### Data supplied

** begin **

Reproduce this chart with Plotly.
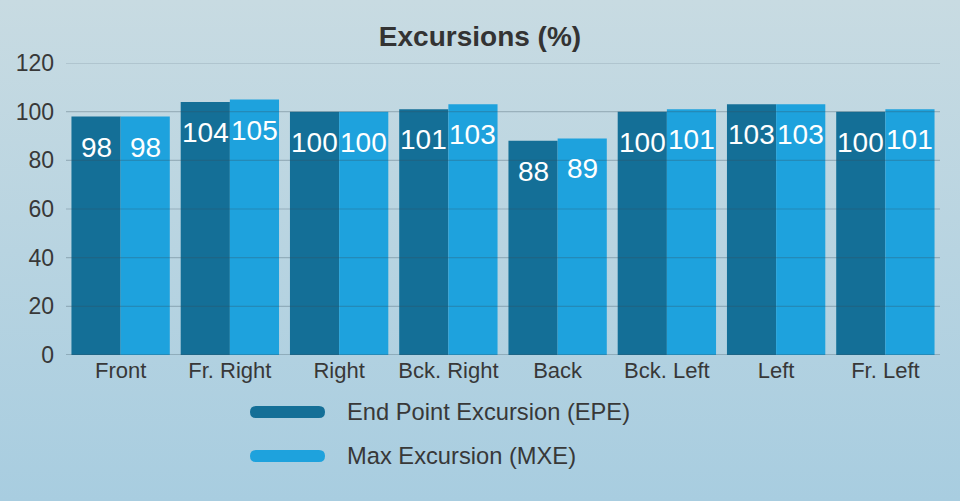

** end **
** begin **

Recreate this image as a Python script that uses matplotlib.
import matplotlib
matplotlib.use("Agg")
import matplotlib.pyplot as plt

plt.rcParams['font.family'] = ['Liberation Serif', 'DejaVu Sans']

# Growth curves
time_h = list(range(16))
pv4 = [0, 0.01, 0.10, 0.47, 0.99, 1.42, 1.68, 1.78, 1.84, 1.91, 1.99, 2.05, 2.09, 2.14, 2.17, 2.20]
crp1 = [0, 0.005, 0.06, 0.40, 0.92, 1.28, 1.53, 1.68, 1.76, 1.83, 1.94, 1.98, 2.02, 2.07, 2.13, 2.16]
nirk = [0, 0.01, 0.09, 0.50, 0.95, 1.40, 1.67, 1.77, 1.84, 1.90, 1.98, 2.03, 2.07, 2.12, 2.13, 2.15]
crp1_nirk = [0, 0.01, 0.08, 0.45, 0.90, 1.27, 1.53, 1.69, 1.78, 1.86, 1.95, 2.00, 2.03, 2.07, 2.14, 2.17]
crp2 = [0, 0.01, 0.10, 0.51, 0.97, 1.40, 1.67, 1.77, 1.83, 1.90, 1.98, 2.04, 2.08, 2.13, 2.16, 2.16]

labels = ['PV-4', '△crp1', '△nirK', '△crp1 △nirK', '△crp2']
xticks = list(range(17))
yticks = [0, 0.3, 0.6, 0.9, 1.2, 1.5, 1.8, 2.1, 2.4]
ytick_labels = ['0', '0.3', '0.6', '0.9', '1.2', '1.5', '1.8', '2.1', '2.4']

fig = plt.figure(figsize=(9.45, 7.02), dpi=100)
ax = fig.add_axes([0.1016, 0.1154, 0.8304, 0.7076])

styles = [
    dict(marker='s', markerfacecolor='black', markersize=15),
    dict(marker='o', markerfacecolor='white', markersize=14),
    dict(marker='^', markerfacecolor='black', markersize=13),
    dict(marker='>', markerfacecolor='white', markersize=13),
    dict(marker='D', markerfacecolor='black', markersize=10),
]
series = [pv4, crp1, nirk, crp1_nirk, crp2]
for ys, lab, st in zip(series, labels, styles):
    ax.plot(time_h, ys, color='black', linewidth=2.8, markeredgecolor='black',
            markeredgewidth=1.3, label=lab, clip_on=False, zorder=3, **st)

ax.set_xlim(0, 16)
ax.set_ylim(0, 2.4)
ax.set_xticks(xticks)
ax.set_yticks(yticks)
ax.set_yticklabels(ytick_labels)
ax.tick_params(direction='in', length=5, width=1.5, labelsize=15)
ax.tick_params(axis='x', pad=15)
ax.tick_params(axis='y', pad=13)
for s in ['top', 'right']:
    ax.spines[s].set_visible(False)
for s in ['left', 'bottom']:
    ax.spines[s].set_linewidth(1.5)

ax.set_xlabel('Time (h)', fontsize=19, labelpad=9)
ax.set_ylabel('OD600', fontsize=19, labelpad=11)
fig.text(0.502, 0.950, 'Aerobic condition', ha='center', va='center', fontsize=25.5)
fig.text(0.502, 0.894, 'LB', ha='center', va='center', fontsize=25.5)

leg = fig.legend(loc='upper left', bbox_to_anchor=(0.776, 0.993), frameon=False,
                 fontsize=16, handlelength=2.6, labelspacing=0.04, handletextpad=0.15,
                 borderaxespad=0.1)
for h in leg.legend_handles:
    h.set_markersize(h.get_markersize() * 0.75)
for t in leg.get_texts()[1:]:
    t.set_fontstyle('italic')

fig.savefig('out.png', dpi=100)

** end **

### Work required
Repeat these lines exactly and nothing more: the one containing "Recreate this image", the one containing "ax = fig.add_axes([0.1016, 0.1154, 0.8304, 0.7076])", and all the lines between.

### Task output
Recreate this image as a Python script that uses matplotlib.
import matplotlib
matplotlib.use("Agg")
import matplotlib.pyplot as plt

plt.rcParams['font.family'] = ['Liberation Serif', 'DejaVu Sans']

# Growth curves
time_h = list(range(16))
pv4 = [0, 0.01, 0.10, 0.47, 0.99, 1.42, 1.68, 1.78, 1.84, 1.91, 1.99, 2.05, 2.09, 2.14, 2.17, 2.20]
crp1 = [0, 0.005, 0.06, 0.40, 0.92, 1.28, 1.53, 1.68, 1.76, 1.83, 1.94, 1.98, 2.02, 2.07, 2.13, 2.16]
nirk = [0, 0.01, 0.09, 0.50, 0.95, 1.40, 1.67, 1.77, 1.84, 1.90, 1.98, 2.03, 2.07, 2.12, 2.13, 2.15]
crp1_nirk = [0, 0.01, 0.08, 0.45, 0.90, 1.27, 1.53, 1.69, 1.78, 1.86, 1.95, 2.00, 2.03, 2.07, 2.14, 2.17]
crp2 = [0, 0.01, 0.10, 0.51, 0.97, 1.40, 1.67, 1.77, 1.83, 1.90, 1.98, 2.04, 2.08, 2.13, 2.16, 2.16]

labels = ['PV-4', '△crp1', '△nirK', '△crp1 △nirK', '△crp2']
xticks = list(range(17))
yticks = [0, 0.3, 0.6, 0.9, 1.2, 1.5, 1.8, 2.1, 2.4]
ytick_labels = ['0', '0.3', '0.6', '0.9', '1.2', '1.5', '1.8', '2.1', '2.4']

fig = plt.figure(figsize=(9.45, 7.02), dpi=100)
ax = fig.add_axes([0.1016, 0.1154, 0.8304, 0.7076])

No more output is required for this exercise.